I still miss him with everything I have and more. I miss the moments of just being. Existing. Without a clock. Without a list. Without a to-do. Just existing in those moments, doing whatever was needed at the time whether it was a trip out into the world and lessons to be learned, or a trip to decide who had the best French Fries. Or a journey into the wilderness to just exist with nothing but our own beating hearts. 

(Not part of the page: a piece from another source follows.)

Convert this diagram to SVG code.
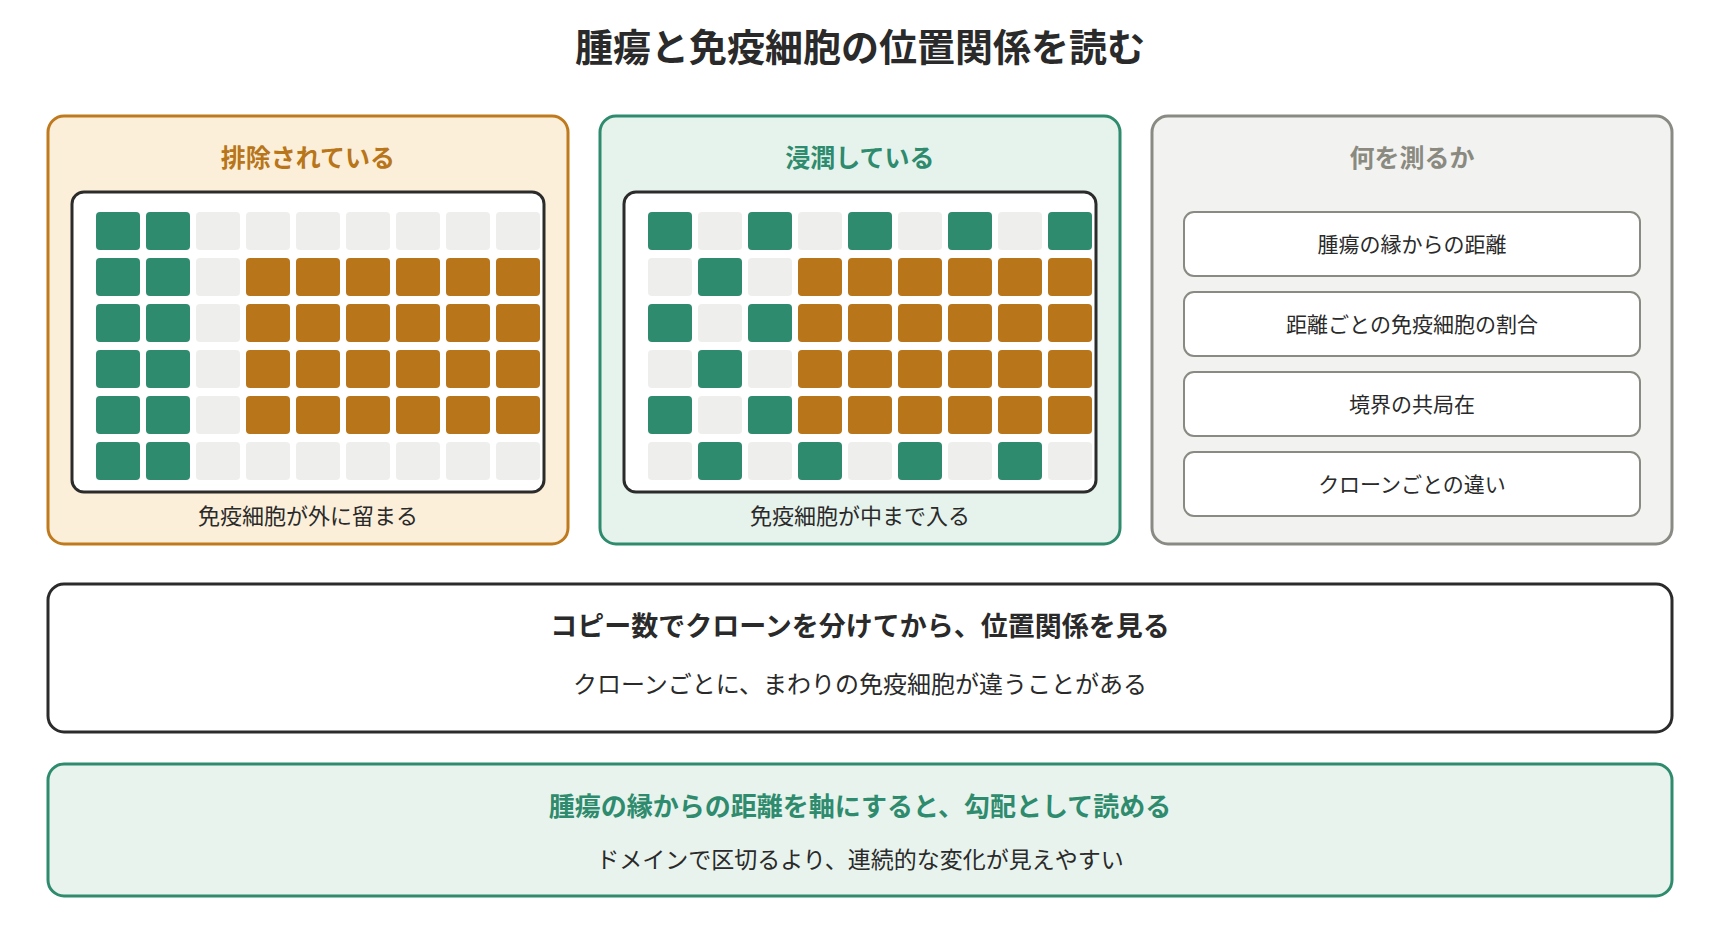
<svg xmlns="http://www.w3.org/2000/svg" width="1720" height="940" viewBox="0 0 1720 940">
<style>
text{font-family:"Noto Sans CJK JP","Noto Sans",sans-serif;text-anchor:middle;dominant-baseline:central;fill:#2a2a2a}
.h1{font-size:38px;font-weight:700}
.ct{font-size:25px;font-weight:700}
.cap{font-size:22px}
.bt{font-size:21px}
.pt{font-size:27px;font-weight:700}
.pt2{font-size:26px;font-weight:700}
.ps{font-size:24px}
.ps2{font-size:23px}
.g{fill:#2E8B6E}
.o{fill:#B87519}
.e{fill:#EEEEEC}
.inner{fill:#FFFFFF;stroke:#2B2B2B;stroke-width:3}
.mbox{fill:#FFFFFF;stroke:#8A8A84;stroke-width:2}
</style>
<rect width="1720" height="940" fill="#FFFFFF"/>
<text class="h1" x="860" y="44">腫瘍と免疫細胞の位置関係を読む</text>

<g id="card-excluded">
<rect x="48" y="116" width="520" height="428" rx="16" fill="#FCEFD9" stroke="#C07A1E" stroke-width="3"/>
<text class="ct" x="308" y="156" style="fill:#B87519">排除されている</text>
<rect class="inner" x="72" y="192" width="472" height="300" rx="12"/>
<g>
<rect class="g" x="96" y="212" width="44" height="38" rx="4"/><rect class="g" x="146" y="212" width="44" height="38" rx="4"/><rect class="e" x="196" y="212" width="44" height="38" rx="4"/><rect class="e" x="246" y="212" width="44" height="38" rx="4"/><rect class="e" x="296" y="212" width="44" height="38" rx="4"/><rect class="e" x="346" y="212" width="44" height="38" rx="4"/><rect class="e" x="396" y="212" width="44" height="38" rx="4"/><rect class="e" x="446" y="212" width="44" height="38" rx="4"/><rect class="e" x="496" y="212" width="44" height="38" rx="4"/>
<rect class="g" x="96" y="258" width="44" height="38" rx="4"/><rect class="g" x="146" y="258" width="44" height="38" rx="4"/><rect class="e" x="196" y="258" width="44" height="38" rx="4"/><rect class="o" x="246" y="258" width="44" height="38" rx="4"/><rect class="o" x="296" y="258" width="44" height="38" rx="4"/><rect class="o" x="346" y="258" width="44" height="38" rx="4"/><rect class="o" x="396" y="258" width="44" height="38" rx="4"/><rect class="o" x="446" y="258" width="44" height="38" rx="4"/><rect class="o" x="496" y="258" width="44" height="38" rx="4"/>
<rect class="g" x="96" y="304" width="44" height="38" rx="4"/><rect class="g" x="146" y="304" width="44" height="38" rx="4"/><rect class="e" x="196" y="304" width="44" height="38" rx="4"/><rect class="o" x="246" y="304" width="44" height="38" rx="4"/><rect class="o" x="296" y="304" width="44" height="38" rx="4"/><rect class="o" x="346" y="304" width="44" height="38" rx="4"/><rect class="o" x="396" y="304" width="44" height="38" rx="4"/><rect class="o" x="446" y="304" width="44" height="38" rx="4"/><rect class="o" x="496" y="304" width="44" height="38" rx="4"/>
<rect class="g" x="96" y="350" width="44" height="38" rx="4"/><rect class="g" x="146" y="350" width="44" height="38" rx="4"/><rect class="e" x="196" y="350" width="44" height="38" rx="4"/><rect class="o" x="246" y="350" width="44" height="38" rx="4"/><rect class="o" x="296" y="350" width="44" height="38" rx="4"/><rect class="o" x="346" y="350" width="44" height="38" rx="4"/><rect class="o" x="396" y="350" width="44" height="38" rx="4"/><rect class="o" x="446" y="350" width="44" height="38" rx="4"/><rect class="o" x="496" y="350" width="44" height="38" rx="4"/>
<rect class="g" x="96" y="396" width="44" height="38" rx="4"/><rect class="g" x="146" y="396" width="44" height="38" rx="4"/><rect class="e" x="196" y="396" width="44" height="38" rx="4"/><rect class="o" x="246" y="396" width="44" height="38" rx="4"/><rect class="o" x="296" y="396" width="44" height="38" rx="4"/><rect class="o" x="346" y="396" width="44" height="38" rx="4"/><rect class="o" x="396" y="396" width="44" height="38" rx="4"/><rect class="o" x="446" y="396" width="44" height="38" rx="4"/><rect class="o" x="496" y="396" width="44" height="38" rx="4"/>
<rect class="g" x="96" y="442" width="44" height="38" rx="4"/><rect class="g" x="146" y="442" width="44" height="38" rx="4"/><rect class="e" x="196" y="442" width="44" height="38" rx="4"/><rect class="e" x="246" y="442" width="44" height="38" rx="4"/><rect class="e" x="296" y="442" width="44" height="38" rx="4"/><rect class="e" x="346" y="442" width="44" height="38" rx="4"/><rect class="e" x="396" y="442" width="44" height="38" rx="4"/><rect class="e" x="446" y="442" width="44" height="38" rx="4"/><rect class="e" x="496" y="442" width="44" height="38" rx="4"/>
</g>
<text class="cap" x="308" y="514">免疫細胞が外に留まる</text>
</g>

<g id="card-infiltrated">
<rect x="600" y="116" width="520" height="428" rx="16" fill="#E6F3EC" stroke="#2E8B6E" stroke-width="3"/>
<text class="ct" x="860" y="156" style="fill:#2E8B6E">浸潤している</text>
<rect class="inner" x="624" y="192" width="472" height="300" rx="12"/>
<g>
<rect class="g" x="648" y="212" width="44" height="38" rx="4"/><rect class="e" x="698" y="212" width="44" height="38" rx="4"/><rect class="g" x="748" y="212" width="44" height="38" rx="4"/><rect class="e" x="798" y="212" width="44" height="38" rx="4"/><rect class="g" x="848" y="212" width="44" height="38" rx="4"/><rect class="e" x="898" y="212" width="44" height="38" rx="4"/><rect class="g" x="948" y="212" width="44" height="38" rx="4"/><rect class="e" x="998" y="212" width="44" height="38" rx="4"/><rect class="g" x="1048" y="212" width="44" height="38" rx="4"/>
<rect class="e" x="648" y="258" width="44" height="38" rx="4"/><rect class="g" x="698" y="258" width="44" height="38" rx="4"/><rect class="e" x="748" y="258" width="44" height="38" rx="4"/><rect class="o" x="798" y="258" width="44" height="38" rx="4"/><rect class="o" x="848" y="258" width="44" height="38" rx="4"/><rect class="o" x="898" y="258" width="44" height="38" rx="4"/><rect class="o" x="948" y="258" width="44" height="38" rx="4"/><rect class="o" x="998" y="258" width="44" height="38" rx="4"/><rect class="o" x="1048" y="258" width="44" height="38" rx="4"/>
<rect class="g" x="648" y="304" width="44" height="38" rx="4"/><rect class="e" x="698" y="304" width="44" height="38" rx="4"/><rect class="g" x="748" y="304" width="44" height="38" rx="4"/><rect class="o" x="798" y="304" width="44" height="38" rx="4"/><rect class="o" x="848" y="304" width="44" height="38" rx="4"/><rect class="o" x="898" y="304" width="44" height="38" rx="4"/><rect class="o" x="948" y="304" width="44" height="38" rx="4"/><rect class="o" x="998" y="304" width="44" height="38" rx="4"/><rect class="o" x="1048" y="304" width="44" height="38" rx="4"/>
<rect class="e" x="648" y="350" width="44" height="38" rx="4"/><rect class="g" x="698" y="350" width="44" height="38" rx="4"/><rect class="e" x="748" y="350" width="44" height="38" rx="4"/><rect class="o" x="798" y="350" width="44" height="38" rx="4"/><rect class="o" x="848" y="350" width="44" height="38" rx="4"/><rect class="o" x="898" y="350" width="44" height="38" rx="4"/><rect class="o" x="948" y="350" width="44" height="38" rx="4"/><rect class="o" x="998" y="350" width="44" height="38" rx="4"/><rect class="o" x="1048" y="350" width="44" height="38" rx="4"/>
<rect class="g" x="648" y="396" width="44" height="38" rx="4"/><rect class="e" x="698" y="396" width="44" height="38" rx="4"/><rect class="g" x="748" y="396" width="44" height="38" rx="4"/><rect class="o" x="798" y="396" width="44" height="38" rx="4"/><rect class="o" x="848" y="396" width="44" height="38" rx="4"/><rect class="o" x="898" y="396" width="44" height="38" rx="4"/><rect class="o" x="948" y="396" width="44" height="38" rx="4"/><rect class="o" x="998" y="396" width="44" height="38" rx="4"/><rect class="o" x="1048" y="396" width="44" height="38" rx="4"/>
<rect class="e" x="648" y="442" width="44" height="38" rx="4"/><rect class="g" x="698" y="442" width="44" height="38" rx="4"/><rect class="e" x="748" y="442" width="44" height="38" rx="4"/><rect class="g" x="798" y="442" width="44" height="38" rx="4"/><rect class="e" x="848" y="442" width="44" height="38" rx="4"/><rect class="g" x="898" y="442" width="44" height="38" rx="4"/><rect class="e" x="948" y="442" width="44" height="38" rx="4"/><rect class="g" x="998" y="442" width="44" height="38" rx="4"/><rect class="e" x="1048" y="442" width="44" height="38" rx="4"/>
</g>
<text class="cap" x="860" y="514">免疫細胞が中まで入る</text>
</g>

<g id="card-measure">
<rect x="1152" y="116" width="520" height="428" rx="16" fill="#F2F2F0" stroke="#8A8A84" stroke-width="3"/>
<text class="ct" x="1412" y="156" style="fill:#8A8A80">何を測るか</text>
<g id="m1"><rect class="mbox" x="1184" y="212" width="456" height="64" rx="10"/><text class="bt" x="1412" y="243">腫瘍の縁からの距離</text></g>
<g id="m2"><rect class="mbox" x="1184" y="292" width="456" height="64" rx="10"/><text class="bt" x="1412" y="323">距離ごとの免疫細胞の割合</text></g>
<g id="m3"><rect class="mbox" x="1184" y="372" width="456" height="64" rx="10"/><text class="bt" x="1412" y="403">境界の共局在</text></g>
<g id="m4"><rect class="mbox" x="1184" y="452" width="456" height="64" rx="10"/><text class="bt" x="1412" y="483">クローンごとの違い</text></g>
</g>

<g id="panel-clone">
<rect x="48" y="584" width="1624" height="148" rx="16" fill="#FFFFFF" stroke="#2B2B2B" stroke-width="3"/>
<text class="pt" x="860" y="624">コピー数でクローンを分けてから、位置関係を見る</text>
<text class="ps" x="860" y="682">クローンごとに、まわりの免疫細胞が違うことがある</text>
</g>

<g id="panel-gradient">
<rect x="48" y="764" width="1624" height="132" rx="16" fill="#E7F3EC" stroke="#2E8B6E" stroke-width="3"/>
<text class="pt2" x="860" y="804" style="fill:#2E8B6E">腫瘍の縁からの距離を軸にすると、勾配として読める</text>
<text class="ps2" x="860" y="858">ドメインで区切るより、連続的な変化が見えやすい</text>
</g>

<g id="connectors"></g>
</svg>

I haven’t hiked in some time. And it shows. But it’s so damn hard to face yourself with just yourself so often. To really look at yourself with nothing and just exist and ask yourself the tough questions. And to visit him, in his element and feel the things he felt. But I did it today and then here I am pouring my heart out, letting the tears fall. Instinct is to run. To run from yourself, your heart, your soul. Because this grief, this all encompassing, heart ripped out of chest feeling is not pleasant and for some, and at times, it’s so much easier to hide from it and not feel it. But here I am today, laying it all bare. 


And I will pick myself up. Do what’s necessary and then go home. To love. To light. And know that things will be okay and sink into a long embrace and just be. Exist. And learn this life together without our sun.